(SUPPLIED MATERIAL):

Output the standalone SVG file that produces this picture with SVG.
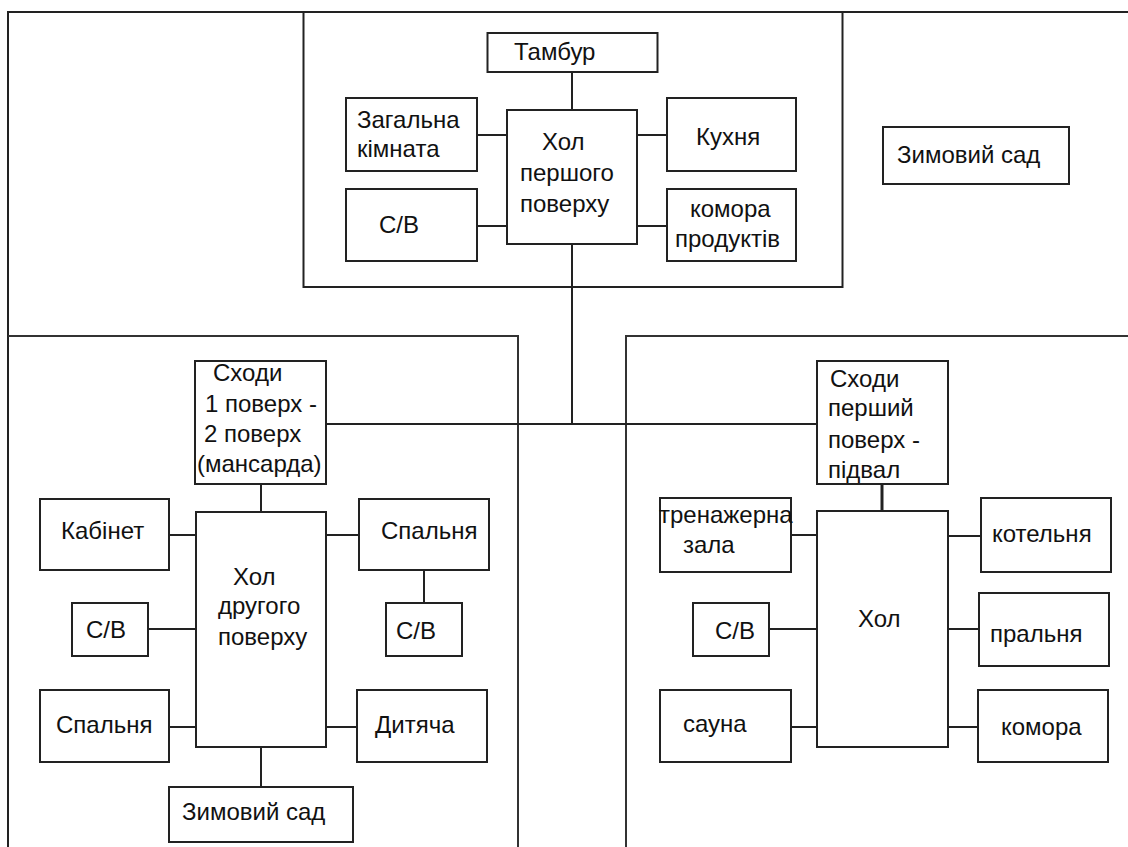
<svg xmlns="http://www.w3.org/2000/svg" width="1128" height="847" viewBox="0 0 1128 847">
<style>
.frame{fill:none;stroke:#222;stroke-width:2}
.sec{fill:none;stroke:#333;stroke-width:2}
.box{fill:#fff;stroke:#222;stroke-width:2}
.ln{fill:none;stroke:#222;stroke-width:2}
text{font-family:"Liberation Sans",Arial,sans-serif;font-size:24px;fill:#111}
</style>
<rect width="1128" height="847" fill="#fff"/>
<g id="frame">
<path class="frame" d="M8,847 V12 H1128"/>
<path class="sec" d="M8,336 H518 V847"/>
<path class="sec" d="M626,847 V336 H1128"/>
<rect class="frame" x="303.5" y="12" width="539" height="275"/>
</g>
<g id="connectors">
<path class="ln" d="M572,72 V110"/>
<path class="ln" d="M477,135 H507"/>
<path class="ln" d="M477,226 H507"/>
<path class="ln" d="M637,135 H667"/>
<path class="ln" d="M637,226 H667"/>
<path class="ln" d="M572,244 V424"/>
<path class="ln" d="M326,424 H817"/>
<path class="ln" d="M261,484 V512"/>
<path class="ln" d="M169,535 H196"/>
<path class="ln" d="M148,629 H196"/>
<path class="ln" d="M169,727 H196"/>
<path class="ln" d="M326,535 H359"/>
<path class="ln" d="M424,570 V603"/>
<path class="ln" d="M326,727 H357"/>
<path class="ln" d="M261,735 V787"/>
<path class="ln" d="M882,484 V511" style="stroke-width:3"/>
<path class="ln" d="M791,535 H817"/>
<path class="ln" d="M769,629 H817"/>
<path class="ln" d="M791,727 H817"/>
<path class="ln" d="M948,536 H981"/>
<path class="ln" d="M948,629 H979"/>
<path class="ln" d="M948,727 H978"/>
</g>
<g id="tambur"><rect class="box" x="487.5" y="33" width="170" height="39"/><text x="514" y="60">Тамбур</text></g>
<g id="zahalna"><rect class="box" x="346" y="98" width="131" height="73"/><text x="357" y="128">Загальна</text><text x="357" y="157">кімната</text></g>
<g id="hol1"><rect class="box" x="507" y="110" width="130" height="134"/><text x="542" y="150">Хол</text><text x="520" y="181">першого</text><text x="520" y="212">поверху</text></g>
<g id="kukhnia"><rect class="box" x="667" y="98" width="129" height="73"/><text x="696" y="145">Кухня</text></g>
<g id="sv1"><rect class="box" x="346" y="189" width="131" height="72"/><text x="379" y="233">С/В</text></g>
<g id="komora-prod"><rect class="box" x="667" y="189" width="129" height="72"/><text x="690" y="217">комора</text><text x="675" y="247">продуктів</text></g>
<g id="zymovyi-sad-1"><rect class="box" x="883" y="127" width="186" height="57"/><text x="897" y="163">Зимовий сад</text></g>
<g id="skhody-1"><rect class="box" x="195" y="361" width="131" height="123"/><text x="213" y="381">Сходи</text><text x="205" y="412">1 поверх -</text><text x="204" y="442">2 поверх</text><text x="197" y="472">(мансарда)</text></g>
<g id="hol2"><rect class="box" x="196" y="512" width="130" height="235"/><text x="233" y="585">Хол</text><text x="218" y="614">другого</text><text x="218" y="645">поверху</text></g>
<g id="kabinet"><rect class="box" x="40" y="499" width="129" height="71"/><text x="61" y="539">Кабінет</text></g>
<g id="sv2l"><rect class="box" x="72" y="603" width="76" height="53"/><text x="86" y="638">С/В</text></g>
<g id="spalnia-l"><rect class="box" x="40" y="690" width="129" height="72"/><text x="56" y="733">Спальня</text></g>
<g id="spalnia-r"><rect class="box" x="359" y="499" width="130" height="71"/><text x="381" y="539">Спальня</text></g>
<g id="sv2r"><rect class="box" x="386" y="603" width="76" height="53"/><text x="396" y="639">С/В</text></g>
<g id="dytiacha"><rect class="box" x="357" y="690" width="130" height="72"/><text x="375" y="733">Дитяча</text></g>
<g id="zymovyi-sad-2"><rect class="box" x="169" y="787" width="184" height="55"/><text x="182" y="820">Зимовий сад</text></g>
<g id="skhody-2"><rect class="box" x="817" y="361" width="131" height="123"/><text x="830" y="387">Сходи</text><text x="828" y="416">перший</text><text x="828" y="448">поверх -</text><text x="828" y="478">підвал</text></g>
<g id="hol3"><rect class="box" x="817" y="511" width="131" height="236"/><text x="858" y="627">Хол</text></g>
<g id="trenazherna"><rect class="box" x="660" y="498" width="131" height="74"/><text x="659" y="523">тренажерна</text><text x="683" y="553">зала</text></g>
<g id="sv3"><rect class="box" x="693" y="603" width="76" height="53"/><text x="715" y="639">С/В</text></g>
<g id="sauna"><rect class="box" x="660" y="690" width="131" height="72"/><text x="683" y="732">сауна</text></g>
<g id="kotelnia"><rect class="box" x="981" y="498" width="130" height="74"/><text x="992" y="542">котельня</text></g>
<g id="pralnia"><rect class="box" x="979" y="593" width="130" height="73"/><text x="990" y="642">пральня</text></g>
<g id="komora"><rect class="box" x="978" y="690" width="130" height="72"/><text x="1001" y="735">комора</text></g>
</svg>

(WORK REQUIRED):
Transcribe the whole listing exactly. Pictures are excluded.

(FULL RESPONSE):
Output the standalone SVG file that produces this picture with SVG.
<svg xmlns="http://www.w3.org/2000/svg" width="1128" height="847" viewBox="0 0 1128 847">
<style>
.frame{fill:none;stroke:#222;stroke-width:2}
.sec{fill:none;stroke:#333;stroke-width:2}
.box{fill:#fff;stroke:#222;stroke-width:2}
.ln{fill:none;stroke:#222;stroke-width:2}
text{font-family:"Liberation Sans",Arial,sans-serif;font-size:24px;fill:#111}
</style>
<rect width="1128" height="847" fill="#fff"/>
<g id="frame">
<path class="frame" d="M8,847 V12 H1128"/>
<path class="sec" d="M8,336 H518 V847"/>
<path class="sec" d="M626,847 V336 H1128"/>
<rect class="frame" x="303.5" y="12" width="539" height="275"/>
</g>
<g id="connectors">
<path class="ln" d="M572,72 V110"/>
<path class="ln" d="M477,135 H507"/>
<path class="ln" d="M477,226 H507"/>
<path class="ln" d="M637,135 H667"/>
<path class="ln" d="M637,226 H667"/>
<path class="ln" d="M572,244 V424"/>
<path class="ln" d="M326,424 H817"/>
<path class="ln" d="M261,484 V512"/>
<path class="ln" d="M169,535 H196"/>
<path class="ln" d="M148,629 H196"/>
<path class="ln" d="M169,727 H196"/>
<path class="ln" d="M326,535 H359"/>
<path class="ln" d="M424,570 V603"/>
<path class="ln" d="M326,727 H357"/>
<path class="ln" d="M261,735 V787"/>
<path class="ln" d="M882,484 V511" style="stroke-width:3"/>
<path class="ln" d="M791,535 H817"/>
<path class="ln" d="M769,629 H817"/>
<path class="ln" d="M791,727 H817"/>
<path class="ln" d="M948,536 H981"/>
<path class="ln" d="M948,629 H979"/>
<path class="ln" d="M948,727 H978"/>
</g>
<g id="tambur"><rect class="box" x="487.5" y="33" width="170" height="39"/><text x="514" y="60">Тамбур</text></g>
<g id="zahalna"><rect class="box" x="346" y="98" width="131" height="73"/><text x="357" y="128">Загальна</text><text x="357" y="157">кімната</text></g>
<g id="hol1"><rect class="box" x="507" y="110" width="130" height="134"/><text x="542" y="150">Хол</text><text x="520" y="181">першого</text><text x="520" y="212">поверху</text></g>
<g id="kukhnia"><rect class="box" x="667" y="98" width="129" height="73"/><text x="696" y="145">Кухня</text></g>
<g id="sv1"><rect class="box" x="346" y="189" width="131" height="72"/><text x="379" y="233">С/В</text></g>
<g id="komora-prod"><rect class="box" x="667" y="189" width="129" height="72"/><text x="690" y="217">комора</text><text x="675" y="247">продуктів</text></g>
<g id="zymovyi-sad-1"><rect class="box" x="883" y="127" width="186" height="57"/><text x="897" y="163">Зимовий сад</text></g>
<g id="skhody-1"><rect class="box" x="195" y="361" width="131" height="123"/><text x="213" y="381">Сходи</text><text x="205" y="412">1 поверх -</text><text x="204" y="442">2 поверх</text><text x="197" y="472">(мансарда)</text></g>
<g id="hol2"><rect class="box" x="196" y="512" width="130" height="235"/><text x="233" y="585">Хол</text><text x="218" y="614">другого</text><text x="218" y="645">поверху</text></g>
<g id="kabinet"><rect class="box" x="40" y="499" width="129" height="71"/><text x="61" y="539">Кабінет</text></g>
<g id="sv2l"><rect class="box" x="72" y="603" width="76" height="53"/><text x="86" y="638">С/В</text></g>
<g id="spalnia-l"><rect class="box" x="40" y="690" width="129" height="72"/><text x="56" y="733">Спальня</text></g>
<g id="spalnia-r"><rect class="box" x="359" y="499" width="130" height="71"/><text x="381" y="539">Спальня</text></g>
<g id="sv2r"><rect class="box" x="386" y="603" width="76" height="53"/><text x="396" y="639">С/В</text></g>
<g id="dytiacha"><rect class="box" x="357" y="690" width="130" height="72"/><text x="375" y="733">Дитяча</text></g>
<g id="zymovyi-sad-2"><rect class="box" x="169" y="787" width="184" height="55"/><text x="182" y="820">Зимовий сад</text></g>
<g id="skhody-2"><rect class="box" x="817" y="361" width="131" height="123"/><text x="830" y="387">Сходи</text><text x="828" y="416">перший</text><text x="828" y="448">поверх -</text><text x="828" y="478">підвал</text></g>
<g id="hol3"><rect class="box" x="817" y="511" width="131" height="236"/><text x="858" y="627">Хол</text></g>
<g id="trenazherna"><rect class="box" x="660" y="498" width="131" height="74"/><text x="659" y="523">тренажерна</text><text x="683" y="553">зала</text></g>
<g id="sv3"><rect class="box" x="693" y="603" width="76" height="53"/><text x="715" y="639">С/В</text></g>
<g id="sauna"><rect class="box" x="660" y="690" width="131" height="72"/><text x="683" y="732">сауна</text></g>
<g id="kotelnia"><rect class="box" x="981" y="498" width="130" height="74"/><text x="992" y="542">котельня</text></g>
<g id="pralnia"><rect class="box" x="979" y="593" width="130" height="73"/><text x="990" y="642">пральня</text></g>
<g id="komora"><rect class="box" x="978" y="690" width="130" height="72"/><text x="1001" y="735">комора</text></g>
</svg>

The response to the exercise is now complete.